# Start of GIVEN DATA
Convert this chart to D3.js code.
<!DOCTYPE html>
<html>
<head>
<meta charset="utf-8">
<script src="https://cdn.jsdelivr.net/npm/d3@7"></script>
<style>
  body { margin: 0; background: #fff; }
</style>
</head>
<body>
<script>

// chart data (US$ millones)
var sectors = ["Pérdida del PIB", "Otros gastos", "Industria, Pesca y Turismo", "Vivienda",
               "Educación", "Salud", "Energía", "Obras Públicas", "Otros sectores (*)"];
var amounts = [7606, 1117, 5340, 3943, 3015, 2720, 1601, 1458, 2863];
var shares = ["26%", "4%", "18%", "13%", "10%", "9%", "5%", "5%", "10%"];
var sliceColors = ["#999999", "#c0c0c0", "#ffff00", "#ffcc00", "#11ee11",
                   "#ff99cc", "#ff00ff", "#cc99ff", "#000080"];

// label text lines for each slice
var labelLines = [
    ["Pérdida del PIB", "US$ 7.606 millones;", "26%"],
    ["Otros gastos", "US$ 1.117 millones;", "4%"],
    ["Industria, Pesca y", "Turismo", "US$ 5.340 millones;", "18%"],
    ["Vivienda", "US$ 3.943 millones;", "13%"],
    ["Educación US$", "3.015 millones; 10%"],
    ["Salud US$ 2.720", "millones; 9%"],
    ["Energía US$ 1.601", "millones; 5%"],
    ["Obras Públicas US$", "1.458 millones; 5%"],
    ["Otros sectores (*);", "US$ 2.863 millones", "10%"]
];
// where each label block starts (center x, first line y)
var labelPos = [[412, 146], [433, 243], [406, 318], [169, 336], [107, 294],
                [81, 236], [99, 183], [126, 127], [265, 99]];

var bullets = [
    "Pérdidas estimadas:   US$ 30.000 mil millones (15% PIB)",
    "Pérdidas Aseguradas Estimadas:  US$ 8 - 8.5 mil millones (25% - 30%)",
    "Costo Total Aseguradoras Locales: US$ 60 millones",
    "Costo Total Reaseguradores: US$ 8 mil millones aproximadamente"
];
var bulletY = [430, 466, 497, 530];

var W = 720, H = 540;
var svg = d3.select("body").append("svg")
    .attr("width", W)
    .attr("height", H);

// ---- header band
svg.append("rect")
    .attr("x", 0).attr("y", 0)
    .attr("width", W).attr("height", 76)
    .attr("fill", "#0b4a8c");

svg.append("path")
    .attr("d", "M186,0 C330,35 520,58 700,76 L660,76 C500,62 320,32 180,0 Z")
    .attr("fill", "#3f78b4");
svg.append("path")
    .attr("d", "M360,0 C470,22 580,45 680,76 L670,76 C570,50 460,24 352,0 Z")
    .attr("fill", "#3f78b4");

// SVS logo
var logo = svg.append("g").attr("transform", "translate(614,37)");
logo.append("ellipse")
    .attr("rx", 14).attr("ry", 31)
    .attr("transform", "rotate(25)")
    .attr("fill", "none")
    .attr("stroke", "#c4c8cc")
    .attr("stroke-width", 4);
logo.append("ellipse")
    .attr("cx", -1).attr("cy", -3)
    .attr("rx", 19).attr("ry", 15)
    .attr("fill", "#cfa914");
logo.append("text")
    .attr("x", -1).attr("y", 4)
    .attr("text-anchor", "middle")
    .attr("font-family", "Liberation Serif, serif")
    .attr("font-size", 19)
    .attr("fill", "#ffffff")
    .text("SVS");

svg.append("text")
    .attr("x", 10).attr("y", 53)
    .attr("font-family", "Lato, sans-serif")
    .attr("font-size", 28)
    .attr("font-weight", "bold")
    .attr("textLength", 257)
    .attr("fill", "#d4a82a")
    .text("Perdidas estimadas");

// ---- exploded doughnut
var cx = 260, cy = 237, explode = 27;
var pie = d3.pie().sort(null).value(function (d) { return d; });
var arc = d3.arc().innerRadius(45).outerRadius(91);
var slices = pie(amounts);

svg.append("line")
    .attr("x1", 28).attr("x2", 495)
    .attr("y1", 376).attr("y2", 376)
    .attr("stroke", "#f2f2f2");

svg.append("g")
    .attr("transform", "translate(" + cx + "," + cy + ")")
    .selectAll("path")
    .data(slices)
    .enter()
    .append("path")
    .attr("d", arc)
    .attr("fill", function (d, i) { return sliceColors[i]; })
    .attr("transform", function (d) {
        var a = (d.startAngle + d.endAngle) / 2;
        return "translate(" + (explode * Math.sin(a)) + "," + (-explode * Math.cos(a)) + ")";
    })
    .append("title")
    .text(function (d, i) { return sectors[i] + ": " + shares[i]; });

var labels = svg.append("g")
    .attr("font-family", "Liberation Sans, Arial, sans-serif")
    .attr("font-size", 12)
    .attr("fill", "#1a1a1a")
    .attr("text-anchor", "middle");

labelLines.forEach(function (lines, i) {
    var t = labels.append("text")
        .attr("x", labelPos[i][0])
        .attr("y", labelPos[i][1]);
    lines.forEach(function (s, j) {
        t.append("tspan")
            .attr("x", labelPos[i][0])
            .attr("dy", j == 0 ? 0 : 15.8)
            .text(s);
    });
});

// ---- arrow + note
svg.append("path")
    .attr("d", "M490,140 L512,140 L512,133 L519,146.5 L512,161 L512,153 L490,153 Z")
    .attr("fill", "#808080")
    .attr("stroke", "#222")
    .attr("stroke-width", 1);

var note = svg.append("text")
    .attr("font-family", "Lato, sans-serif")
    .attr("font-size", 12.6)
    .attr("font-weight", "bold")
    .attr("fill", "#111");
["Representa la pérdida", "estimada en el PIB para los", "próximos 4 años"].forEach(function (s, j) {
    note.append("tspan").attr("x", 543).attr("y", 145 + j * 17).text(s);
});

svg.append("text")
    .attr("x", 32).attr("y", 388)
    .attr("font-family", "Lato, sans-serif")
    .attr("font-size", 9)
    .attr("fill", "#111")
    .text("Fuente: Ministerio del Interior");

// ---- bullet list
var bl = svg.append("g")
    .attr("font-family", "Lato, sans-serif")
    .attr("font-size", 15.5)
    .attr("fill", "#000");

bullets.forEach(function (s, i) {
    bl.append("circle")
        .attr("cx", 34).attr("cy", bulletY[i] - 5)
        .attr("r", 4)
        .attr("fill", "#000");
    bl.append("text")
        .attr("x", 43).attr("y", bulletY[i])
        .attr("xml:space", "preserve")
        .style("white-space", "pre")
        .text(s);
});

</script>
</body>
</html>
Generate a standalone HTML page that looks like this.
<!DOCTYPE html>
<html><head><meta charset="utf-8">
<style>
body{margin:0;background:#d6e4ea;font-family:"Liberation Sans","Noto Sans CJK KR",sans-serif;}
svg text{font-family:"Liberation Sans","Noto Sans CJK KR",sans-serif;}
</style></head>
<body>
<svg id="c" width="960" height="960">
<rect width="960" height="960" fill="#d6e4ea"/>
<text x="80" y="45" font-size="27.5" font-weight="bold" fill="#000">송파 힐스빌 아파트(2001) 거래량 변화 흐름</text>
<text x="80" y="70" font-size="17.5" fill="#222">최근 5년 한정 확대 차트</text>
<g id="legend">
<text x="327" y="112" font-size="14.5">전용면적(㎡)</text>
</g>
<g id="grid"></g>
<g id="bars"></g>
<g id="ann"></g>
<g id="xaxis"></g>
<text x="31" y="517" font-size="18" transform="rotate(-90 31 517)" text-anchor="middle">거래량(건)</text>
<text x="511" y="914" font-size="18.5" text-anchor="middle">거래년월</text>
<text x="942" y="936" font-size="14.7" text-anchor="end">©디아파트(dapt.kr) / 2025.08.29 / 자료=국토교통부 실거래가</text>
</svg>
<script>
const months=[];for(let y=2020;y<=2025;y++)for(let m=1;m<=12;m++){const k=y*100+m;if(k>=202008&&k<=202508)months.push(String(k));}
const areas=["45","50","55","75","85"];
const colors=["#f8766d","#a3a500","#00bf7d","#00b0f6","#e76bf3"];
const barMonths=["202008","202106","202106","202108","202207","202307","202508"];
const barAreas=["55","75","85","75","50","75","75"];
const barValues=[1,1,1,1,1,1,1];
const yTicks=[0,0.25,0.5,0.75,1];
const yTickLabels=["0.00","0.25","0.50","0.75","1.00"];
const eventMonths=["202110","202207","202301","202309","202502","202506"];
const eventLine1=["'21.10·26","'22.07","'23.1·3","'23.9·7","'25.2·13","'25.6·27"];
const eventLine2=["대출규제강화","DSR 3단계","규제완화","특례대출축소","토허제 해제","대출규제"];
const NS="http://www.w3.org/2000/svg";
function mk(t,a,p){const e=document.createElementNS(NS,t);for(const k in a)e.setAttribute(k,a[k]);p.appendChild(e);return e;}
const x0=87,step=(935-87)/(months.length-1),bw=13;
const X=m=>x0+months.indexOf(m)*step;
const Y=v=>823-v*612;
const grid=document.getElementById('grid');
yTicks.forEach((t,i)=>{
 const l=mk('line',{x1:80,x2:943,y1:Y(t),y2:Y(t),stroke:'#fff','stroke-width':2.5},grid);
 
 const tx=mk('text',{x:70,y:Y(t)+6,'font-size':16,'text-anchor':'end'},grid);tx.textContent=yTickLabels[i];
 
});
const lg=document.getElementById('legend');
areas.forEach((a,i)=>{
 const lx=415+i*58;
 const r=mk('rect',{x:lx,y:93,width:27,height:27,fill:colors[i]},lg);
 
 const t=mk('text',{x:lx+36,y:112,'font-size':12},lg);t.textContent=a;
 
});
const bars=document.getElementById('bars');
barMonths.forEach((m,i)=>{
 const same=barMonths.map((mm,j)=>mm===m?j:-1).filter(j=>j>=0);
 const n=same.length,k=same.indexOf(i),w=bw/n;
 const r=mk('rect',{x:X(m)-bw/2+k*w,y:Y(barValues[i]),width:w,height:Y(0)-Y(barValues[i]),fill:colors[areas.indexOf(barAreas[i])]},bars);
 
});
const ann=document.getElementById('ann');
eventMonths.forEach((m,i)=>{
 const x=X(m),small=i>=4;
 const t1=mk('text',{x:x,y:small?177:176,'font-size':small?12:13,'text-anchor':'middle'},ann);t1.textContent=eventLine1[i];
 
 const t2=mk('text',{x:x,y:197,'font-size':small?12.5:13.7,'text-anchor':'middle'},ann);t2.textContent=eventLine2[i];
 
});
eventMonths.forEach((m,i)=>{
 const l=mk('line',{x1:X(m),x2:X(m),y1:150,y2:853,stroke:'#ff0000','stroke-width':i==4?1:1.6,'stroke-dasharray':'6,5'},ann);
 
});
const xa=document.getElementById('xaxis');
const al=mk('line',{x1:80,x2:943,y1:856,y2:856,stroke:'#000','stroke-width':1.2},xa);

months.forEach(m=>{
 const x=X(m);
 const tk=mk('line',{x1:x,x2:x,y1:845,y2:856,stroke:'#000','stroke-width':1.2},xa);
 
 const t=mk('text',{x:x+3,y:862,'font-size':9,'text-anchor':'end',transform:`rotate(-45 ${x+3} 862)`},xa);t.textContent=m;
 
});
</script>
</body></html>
# End of GIVEN DATA
# Start of GIVEN DATA
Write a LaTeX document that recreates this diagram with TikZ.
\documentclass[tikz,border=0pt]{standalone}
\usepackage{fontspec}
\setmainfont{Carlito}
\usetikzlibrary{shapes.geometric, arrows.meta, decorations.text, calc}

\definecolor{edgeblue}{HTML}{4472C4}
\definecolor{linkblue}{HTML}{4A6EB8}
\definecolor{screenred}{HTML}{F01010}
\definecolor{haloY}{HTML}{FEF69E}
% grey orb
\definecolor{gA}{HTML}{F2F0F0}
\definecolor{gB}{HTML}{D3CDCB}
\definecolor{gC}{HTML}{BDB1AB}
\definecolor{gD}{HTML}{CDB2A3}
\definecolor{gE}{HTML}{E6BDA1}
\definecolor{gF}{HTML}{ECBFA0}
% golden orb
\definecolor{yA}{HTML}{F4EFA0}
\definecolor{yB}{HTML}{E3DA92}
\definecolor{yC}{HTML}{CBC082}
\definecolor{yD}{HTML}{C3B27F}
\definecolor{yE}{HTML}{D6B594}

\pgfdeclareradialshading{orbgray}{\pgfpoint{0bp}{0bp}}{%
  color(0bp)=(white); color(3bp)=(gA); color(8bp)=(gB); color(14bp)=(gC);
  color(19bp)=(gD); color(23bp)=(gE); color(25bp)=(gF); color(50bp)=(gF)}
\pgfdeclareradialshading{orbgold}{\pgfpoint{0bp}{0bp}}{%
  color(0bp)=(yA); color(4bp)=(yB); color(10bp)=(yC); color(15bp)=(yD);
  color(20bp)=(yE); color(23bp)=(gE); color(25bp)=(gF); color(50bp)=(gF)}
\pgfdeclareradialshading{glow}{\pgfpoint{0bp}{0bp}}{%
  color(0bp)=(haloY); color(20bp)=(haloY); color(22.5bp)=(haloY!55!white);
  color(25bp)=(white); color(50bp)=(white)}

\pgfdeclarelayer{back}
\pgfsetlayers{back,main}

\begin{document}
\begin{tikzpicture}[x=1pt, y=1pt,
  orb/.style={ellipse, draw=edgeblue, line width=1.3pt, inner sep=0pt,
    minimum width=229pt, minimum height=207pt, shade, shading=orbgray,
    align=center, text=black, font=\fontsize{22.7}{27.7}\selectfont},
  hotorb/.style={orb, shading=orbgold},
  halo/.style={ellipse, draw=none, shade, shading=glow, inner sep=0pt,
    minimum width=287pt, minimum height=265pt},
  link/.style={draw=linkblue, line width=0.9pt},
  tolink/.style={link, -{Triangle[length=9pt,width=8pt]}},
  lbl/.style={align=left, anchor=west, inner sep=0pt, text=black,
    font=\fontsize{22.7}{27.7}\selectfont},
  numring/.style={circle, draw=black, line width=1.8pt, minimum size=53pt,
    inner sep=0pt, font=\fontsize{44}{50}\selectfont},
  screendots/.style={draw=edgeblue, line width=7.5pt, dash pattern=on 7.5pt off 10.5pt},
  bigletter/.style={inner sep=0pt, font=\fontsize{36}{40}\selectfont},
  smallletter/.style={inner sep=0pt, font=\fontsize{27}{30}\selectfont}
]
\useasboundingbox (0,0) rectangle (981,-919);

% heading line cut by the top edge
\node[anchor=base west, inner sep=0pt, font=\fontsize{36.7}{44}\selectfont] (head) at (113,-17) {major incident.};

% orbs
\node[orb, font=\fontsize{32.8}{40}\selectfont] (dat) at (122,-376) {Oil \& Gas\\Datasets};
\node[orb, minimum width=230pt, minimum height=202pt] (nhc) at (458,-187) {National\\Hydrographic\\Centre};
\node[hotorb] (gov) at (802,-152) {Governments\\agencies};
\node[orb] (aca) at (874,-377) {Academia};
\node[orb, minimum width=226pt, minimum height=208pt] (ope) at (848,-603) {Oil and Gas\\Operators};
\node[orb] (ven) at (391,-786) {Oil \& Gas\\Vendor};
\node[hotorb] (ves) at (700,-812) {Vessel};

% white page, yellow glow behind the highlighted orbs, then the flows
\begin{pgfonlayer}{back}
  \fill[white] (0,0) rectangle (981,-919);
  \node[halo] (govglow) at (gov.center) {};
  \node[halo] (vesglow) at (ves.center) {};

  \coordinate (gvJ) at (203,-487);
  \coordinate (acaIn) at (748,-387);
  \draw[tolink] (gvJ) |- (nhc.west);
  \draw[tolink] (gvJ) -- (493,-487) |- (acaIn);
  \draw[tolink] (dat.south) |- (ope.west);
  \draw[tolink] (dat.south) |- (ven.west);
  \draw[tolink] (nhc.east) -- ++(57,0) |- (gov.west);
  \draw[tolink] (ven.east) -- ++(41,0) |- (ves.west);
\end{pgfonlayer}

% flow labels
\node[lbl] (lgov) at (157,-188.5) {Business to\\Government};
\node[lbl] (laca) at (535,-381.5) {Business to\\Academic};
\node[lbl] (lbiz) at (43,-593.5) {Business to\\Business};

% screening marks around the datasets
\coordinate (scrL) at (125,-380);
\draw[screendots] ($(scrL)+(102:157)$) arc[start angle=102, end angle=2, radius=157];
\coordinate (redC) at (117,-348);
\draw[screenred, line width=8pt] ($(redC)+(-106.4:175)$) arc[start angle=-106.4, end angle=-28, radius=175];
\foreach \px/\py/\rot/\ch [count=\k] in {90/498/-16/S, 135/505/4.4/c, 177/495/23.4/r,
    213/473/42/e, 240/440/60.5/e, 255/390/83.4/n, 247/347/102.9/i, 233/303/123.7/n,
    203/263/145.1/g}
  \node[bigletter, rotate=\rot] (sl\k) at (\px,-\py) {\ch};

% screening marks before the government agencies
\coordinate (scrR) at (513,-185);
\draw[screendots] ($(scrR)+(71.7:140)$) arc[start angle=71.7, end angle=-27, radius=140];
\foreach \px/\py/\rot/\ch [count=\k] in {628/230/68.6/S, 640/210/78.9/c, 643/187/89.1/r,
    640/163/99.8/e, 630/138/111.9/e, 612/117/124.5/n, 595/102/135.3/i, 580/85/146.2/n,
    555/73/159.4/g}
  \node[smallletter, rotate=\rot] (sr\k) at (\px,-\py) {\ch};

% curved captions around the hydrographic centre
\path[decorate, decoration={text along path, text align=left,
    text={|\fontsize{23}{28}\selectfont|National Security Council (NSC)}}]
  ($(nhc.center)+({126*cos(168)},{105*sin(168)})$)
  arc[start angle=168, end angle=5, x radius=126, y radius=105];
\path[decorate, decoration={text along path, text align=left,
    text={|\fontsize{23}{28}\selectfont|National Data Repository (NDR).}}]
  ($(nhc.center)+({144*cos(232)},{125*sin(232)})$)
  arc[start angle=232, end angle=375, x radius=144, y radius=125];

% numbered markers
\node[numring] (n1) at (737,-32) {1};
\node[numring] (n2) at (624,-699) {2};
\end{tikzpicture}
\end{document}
# End of GIVEN DATA
# Start of GIVEN DATA
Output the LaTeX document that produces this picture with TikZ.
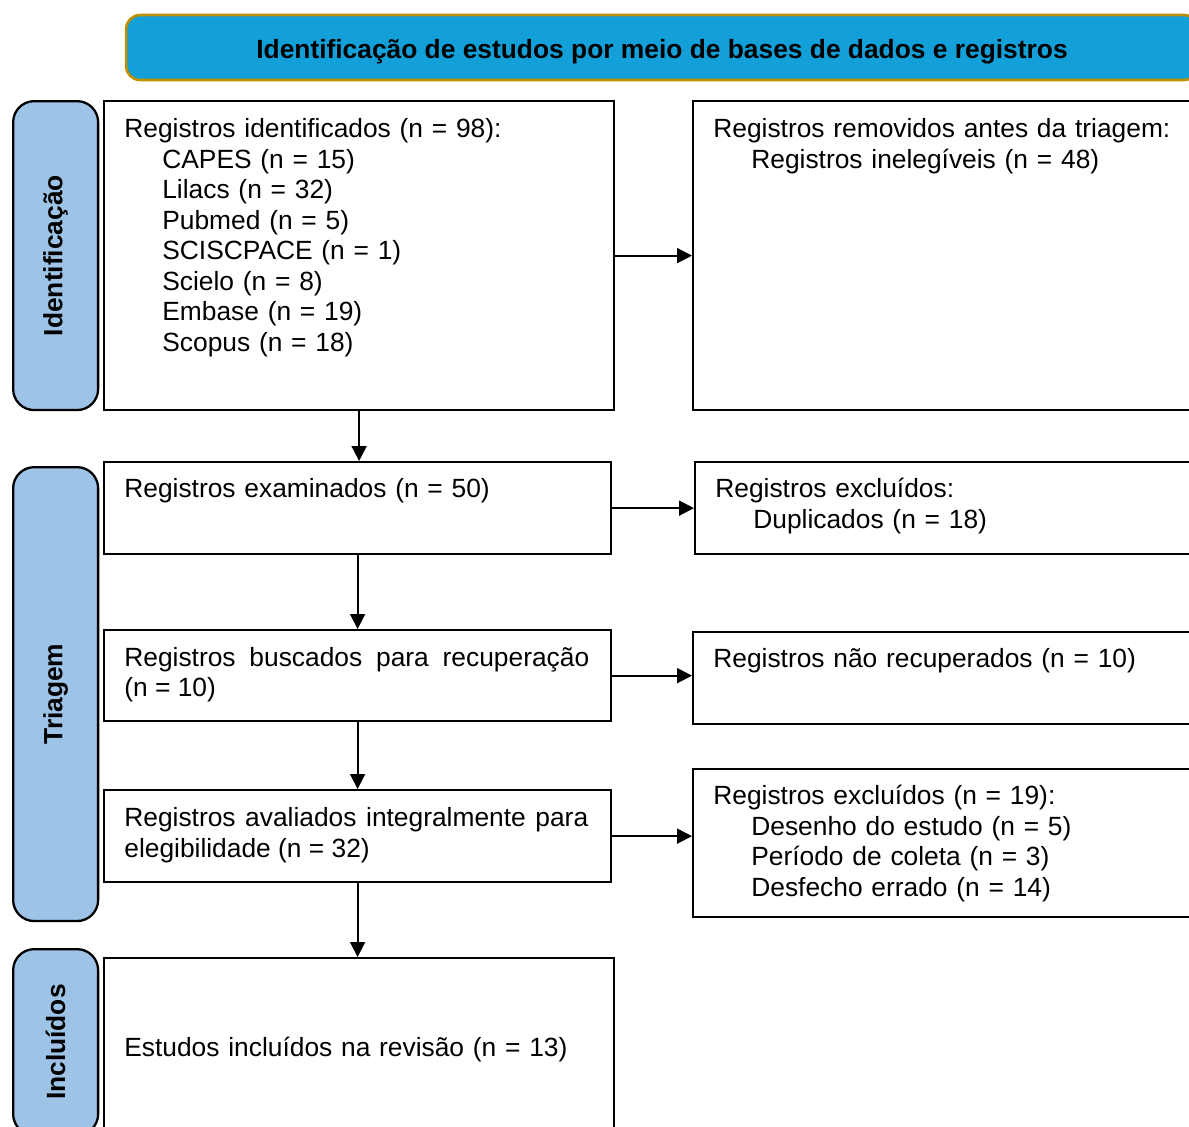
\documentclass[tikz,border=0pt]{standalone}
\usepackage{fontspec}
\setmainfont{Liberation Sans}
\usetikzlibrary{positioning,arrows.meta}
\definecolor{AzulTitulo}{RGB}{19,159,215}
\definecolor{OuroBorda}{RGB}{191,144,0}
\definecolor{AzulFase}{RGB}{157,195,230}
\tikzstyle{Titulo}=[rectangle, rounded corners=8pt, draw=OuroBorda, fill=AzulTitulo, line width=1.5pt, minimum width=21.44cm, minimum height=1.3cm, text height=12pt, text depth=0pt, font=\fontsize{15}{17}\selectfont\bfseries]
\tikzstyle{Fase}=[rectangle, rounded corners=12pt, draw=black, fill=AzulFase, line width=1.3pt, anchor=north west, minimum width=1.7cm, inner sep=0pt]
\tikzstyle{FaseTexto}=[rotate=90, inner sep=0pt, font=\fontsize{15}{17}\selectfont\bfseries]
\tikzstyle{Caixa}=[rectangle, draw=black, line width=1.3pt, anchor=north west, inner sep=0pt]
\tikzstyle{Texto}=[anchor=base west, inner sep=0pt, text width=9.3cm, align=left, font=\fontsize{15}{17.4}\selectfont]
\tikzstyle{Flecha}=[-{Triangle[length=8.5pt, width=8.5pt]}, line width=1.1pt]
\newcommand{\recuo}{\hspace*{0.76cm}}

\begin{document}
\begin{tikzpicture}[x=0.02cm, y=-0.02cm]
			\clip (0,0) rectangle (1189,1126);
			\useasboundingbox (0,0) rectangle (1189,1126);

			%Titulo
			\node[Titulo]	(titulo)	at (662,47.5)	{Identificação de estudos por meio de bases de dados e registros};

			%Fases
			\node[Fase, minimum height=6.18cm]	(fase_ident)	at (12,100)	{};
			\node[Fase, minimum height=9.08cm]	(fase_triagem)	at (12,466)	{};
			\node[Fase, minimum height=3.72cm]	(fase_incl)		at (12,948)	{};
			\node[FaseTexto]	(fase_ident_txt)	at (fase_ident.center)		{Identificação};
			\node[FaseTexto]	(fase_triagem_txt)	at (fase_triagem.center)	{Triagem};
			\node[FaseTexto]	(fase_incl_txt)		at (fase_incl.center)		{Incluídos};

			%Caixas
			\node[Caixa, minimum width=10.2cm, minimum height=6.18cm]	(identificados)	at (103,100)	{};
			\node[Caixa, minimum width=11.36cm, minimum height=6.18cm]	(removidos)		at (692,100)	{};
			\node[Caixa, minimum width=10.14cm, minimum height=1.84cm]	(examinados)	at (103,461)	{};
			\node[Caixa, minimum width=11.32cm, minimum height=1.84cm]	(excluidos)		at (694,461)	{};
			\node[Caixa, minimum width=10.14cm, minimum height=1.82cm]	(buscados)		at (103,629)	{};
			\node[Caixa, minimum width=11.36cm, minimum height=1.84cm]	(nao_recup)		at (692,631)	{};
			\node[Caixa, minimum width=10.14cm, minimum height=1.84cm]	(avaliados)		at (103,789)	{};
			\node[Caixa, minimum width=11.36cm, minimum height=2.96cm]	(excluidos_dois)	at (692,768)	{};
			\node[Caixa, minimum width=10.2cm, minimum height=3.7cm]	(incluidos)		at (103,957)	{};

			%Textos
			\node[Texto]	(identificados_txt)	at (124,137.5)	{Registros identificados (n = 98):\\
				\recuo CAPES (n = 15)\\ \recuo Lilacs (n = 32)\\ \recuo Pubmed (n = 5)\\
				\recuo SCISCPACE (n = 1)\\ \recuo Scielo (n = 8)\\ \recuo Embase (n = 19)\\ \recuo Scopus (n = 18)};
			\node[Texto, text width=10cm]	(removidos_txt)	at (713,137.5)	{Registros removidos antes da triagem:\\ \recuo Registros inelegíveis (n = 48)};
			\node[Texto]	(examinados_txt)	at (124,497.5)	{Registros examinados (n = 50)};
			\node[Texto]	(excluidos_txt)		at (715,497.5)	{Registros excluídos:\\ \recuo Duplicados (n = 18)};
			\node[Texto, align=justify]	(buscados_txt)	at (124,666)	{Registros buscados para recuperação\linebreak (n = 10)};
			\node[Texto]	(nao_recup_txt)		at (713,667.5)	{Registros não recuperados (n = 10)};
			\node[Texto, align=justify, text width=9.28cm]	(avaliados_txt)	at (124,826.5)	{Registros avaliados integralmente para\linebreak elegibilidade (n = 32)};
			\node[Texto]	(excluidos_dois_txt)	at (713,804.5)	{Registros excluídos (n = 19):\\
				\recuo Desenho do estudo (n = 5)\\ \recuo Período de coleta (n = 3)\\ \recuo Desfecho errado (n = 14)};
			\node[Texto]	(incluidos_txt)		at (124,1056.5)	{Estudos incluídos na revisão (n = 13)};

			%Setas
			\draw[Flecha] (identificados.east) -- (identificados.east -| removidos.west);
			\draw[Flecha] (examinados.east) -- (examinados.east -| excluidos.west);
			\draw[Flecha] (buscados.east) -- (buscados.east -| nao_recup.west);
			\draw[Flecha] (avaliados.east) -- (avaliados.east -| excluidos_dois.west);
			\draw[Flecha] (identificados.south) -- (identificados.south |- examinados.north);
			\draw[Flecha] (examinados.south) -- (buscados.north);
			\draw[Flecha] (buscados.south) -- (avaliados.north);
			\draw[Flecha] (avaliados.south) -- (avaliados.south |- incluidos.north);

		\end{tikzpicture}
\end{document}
# End of GIVEN DATA
TASK DESCRIPTION ▸
Which lines above contain the word "with"? Copy each of them.

TASK RESULT ▸
Write a LaTeX document that recreates this diagram with TikZ.
Output the LaTeX document that produces this picture with TikZ.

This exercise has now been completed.